Au même moment, en Israël, Avigdor Liebermann, ancien ministre de la Défense mentionné dans l’article de Haaretz, a annoncé le 1er juillet 2020, avoir déposé plainte contre deux journalistes de Haaretz devant le «  Israeli press council  ». Bien que M. Liebermann ait le droit d’agir ainsi, la temporalité de sa plainte suggère qu’il a agi dans le cadre d’un effort plus large de distraire l’attention du contenu même de l’article. Le 21 juillet 2020, Dan Gertler a assigné en justice Haaretz pour diffamation, en exigeant une indemnisation de 8 millions de shekels (environ 2 millions d’euros).

En France, le 2 octobre 2020, Me Emmanuel Daoud, avocat de Dan Gertler, Me Eric Moutet, avocat d’Afriland Bank RDC et Me Patrick Klugman, avocat de deux individus visés par l’enquête (MM. Elie Berros et Ruben Katsobashvili), ont annoncé avoir déposé trois plaintes avec constitution de partie civile en diffamation contre PPLAAF et Global Witness devant le doyen des juges d’instruction de Paris.

«  Une fois de plus, ces attaques démontrent que lorsque des ONG mènent des enquêtes importantes pour l’intérêt général et portant sur des allégations de graves abus, la première réaction des personnes impliquées consiste à prendre des mesures de rétorsion.

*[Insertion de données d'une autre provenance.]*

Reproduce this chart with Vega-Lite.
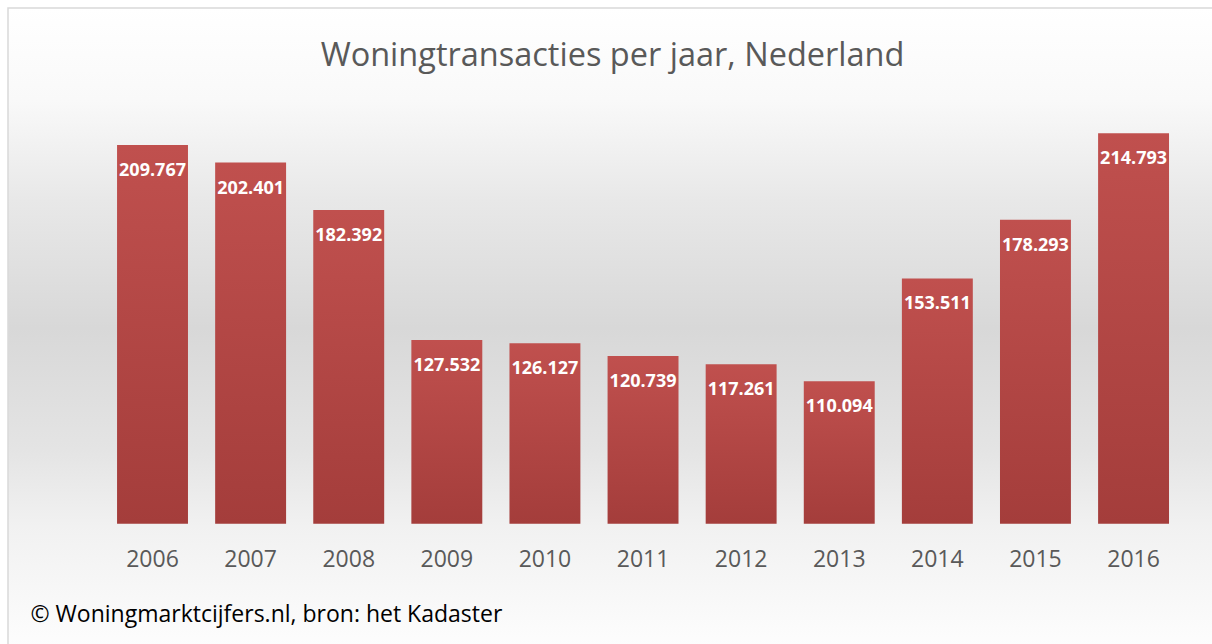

Il s’agit d’une stratégie orchestrée et concertée pour décrédibiliser la substance du rapport en attaquant ses auteurs, voire pour tenter de les réduire au silence et à la faillite  », ont déclaré Anna Myers, directrice exécutive du Whistleblowing International Network (WIN) et Jean-Philippe Foegle, chargé de la coordination et du plaidoyer à la Maison des Lanceurs d’Alerte.

Ces procédures-bâillons doivent cesser – le système judiciaire ne doit pas pouvoir être manipulé pour aider ceux qui commettent des abus à ne pas avoir à rendre des comptes.